Project Valuation: Is applied in two phases. 1. Pre-Assessment and Desk Valuation: In order, the application is accepted for financing, IMCI+ is requested to run a Pre Assessment and Desk Valuation, with the respective report to the investor, before obtaining the pre-acceptance and Letter of Funding Commitment / Terms Sheet. 2. Due Diligence: The Investor will run a DD through a big four or specialized firm, or through IMCI+ Group Intl. Ltd. after the Letter of Funding Commitment and the execution process. The DD costs will be paid by the investor out of the Joint Venture Escrow Account.
Corporate Governance: The Investor requires an equal number of the seats on the PC’s Board of Directors plus the casting vote until its Unreturned Capital Contribution Account has been reduced to zero, and not less than 50% of the seats for the duration of The Investor’s holding of shares in the PC. IMCI+ will be assigned as an independent director in the client’s project company.
Success fees: IMCI+ is not asking any upfront fees. IMCI+ is operating on success and value base: First success payment: upon reaching a pre-acceptance and the Letter of Funding Commitment (€10’000) and Second success payment: upon materializing of the loan with 5% of the loan sum, which will be added to the loan and paid out on each drawdown payment of the investor into the joint venture escrow account. Any further or side advisory will be charged upon agreement.

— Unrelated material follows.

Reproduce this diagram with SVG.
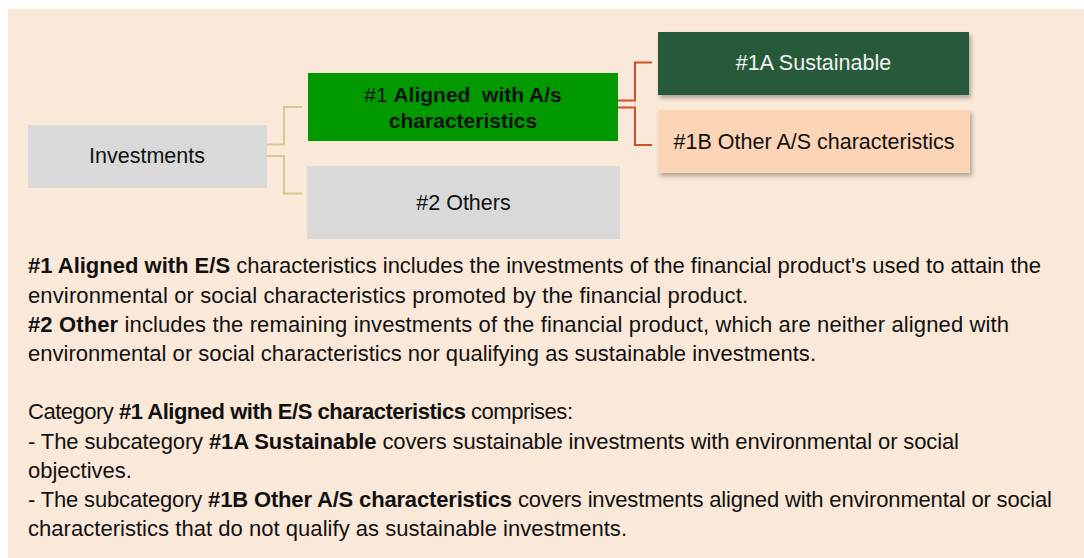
<svg xmlns="http://www.w3.org/2000/svg" width="1084" height="558" viewBox="0 0 1084 558">
  <defs>
    <filter id="shadow" x="-10%" y="-20%" width="120%" height="150%">
      <feDropShadow dx="2" dy="3" stdDeviation="2" flood-color="#000" flood-opacity="0.3"/>
    </filter>
    <style>
      .lbl { font-family: "Liberation Sans", Arial, sans-serif; font-size: 21.5px; fill: #111; text-anchor: middle; }
      .body { font-family: "Liberation Sans", Arial, sans-serif; font-size: 22px; fill: #111; }
      .b { font-weight: bold; }
      .tan { fill: none; stroke: #D6C98D; stroke-width: 2; }
      .red { fill: none; stroke: #C8502C; stroke-width: 2; }
    </style>
  </defs>
  <rect x="0" y="0" width="1084" height="558" fill="#ffffff"/>
  <rect x="8" y="9" width="1076" height="549" fill="#FAE8D8"/>

  <g id="connectors">
    <path class="tan" d="M267 144.5 H284 V107 H302"/>
    <path class="tan" d="M267 156 H284 V193.5 H302"/>
    <path class="red" d="M618 100.5 H635 V62.5 H652"/>
    <path class="red" d="M618 107.5 H635 V145 H652"/>
  </g>

  <g id="investments">
    <rect x="28" y="125" width="239" height="63" fill="#D9D9D9"/>
    <text class="lbl" x="147" y="163">Investments</text>
  </g>

  <g id="aligned">
    <rect x="308" y="73" width="310" height="68" fill="#009900"/>
    <text class="lbl" x="463" y="101.7" style="font-size:21px" xml:space="preserve">#1 <tspan class="b">Aligned  with A/s</tspan></text>
    <text class="lbl b" x="463" y="128.3" style="font-size:21px">characteristics</text>
  </g>

  <g id="others">
    <rect x="307" y="166" width="313" height="73" fill="#D9D9D9"/>
    <text class="lbl" x="463.5" y="210">#2 Others</text>
  </g>

  <g id="sustainable">
    <rect x="658" y="32" width="311" height="63" fill="#265A3B" filter="url(#shadow)"/>
    <text class="lbl" x="813.5" y="70" style="fill:#F2F2F2">#1A Sustainable</text>
  </g>

  <g id="other-as">
    <rect x="658" y="110" width="312" height="63" fill="#FBD5B5" filter="url(#shadow)"/>
    <text class="lbl" x="814" y="149">#1B Other A/S characteristics</text>
  </g>

  <g id="description">
    <text class="body" x="28" y="273.3" textLength="1013"><tspan class="b">#1 Aligned with E/S</tspan> characteristics includes the investments of the financial product's used to attain the</text>
    <text class="body" x="28" y="302.5" textLength="720">environmental or social characteristics promoted by the financial product.</text>
    <text class="body" x="28" y="331.7" textLength="981"><tspan class="b">#2 Other</tspan> includes the remaining investments of the financial product, which are neither aligned with</text>
    <text class="body" x="28" y="360.9" textLength="788">environmental or social characteristics nor qualifying as sustainable investments.</text>
    <text class="body" x="28" y="419.3" textLength="545">Category <tspan class="b">#1 Aligned with E/S characteristics</tspan> comprises:</text>
    <text class="body" x="28" y="448.5" textLength="931">- The subcategory <tspan class="b">#1A Sustainable</tspan> covers sustainable investments with environmental or social</text>
    <text class="body" x="28" y="477.7">objectives.</text>
    <text class="body" x="28" y="506.9" textLength="1024">- The subcategory <tspan class="b">#1B Other A/S characteristics</tspan> covers investments aligned with environmental or social</text>
    <text class="body" x="28" y="536.1" textLength="599">characteristics that do not qualify as sustainable investments.</text>
  </g>
</svg>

We guarantee you that upon receipt of the full application; you will receive a first official reply within 72 hours. And upon positive desk valuation, a positive pre-acceptance within 4 days and the legal binding Letter of Funding Commitment, inclusive Terms sheet within 15 days ca. and the first drawdown into your company ca. 8-10 weeks later (after the finalization of the Joint Venture Agreement, Due Diligence, the opening of the Escrow Account and the SPV.).
So from the time, you present the completed application, until the funds are in your account, you should calculate ca. 10-12 weeks.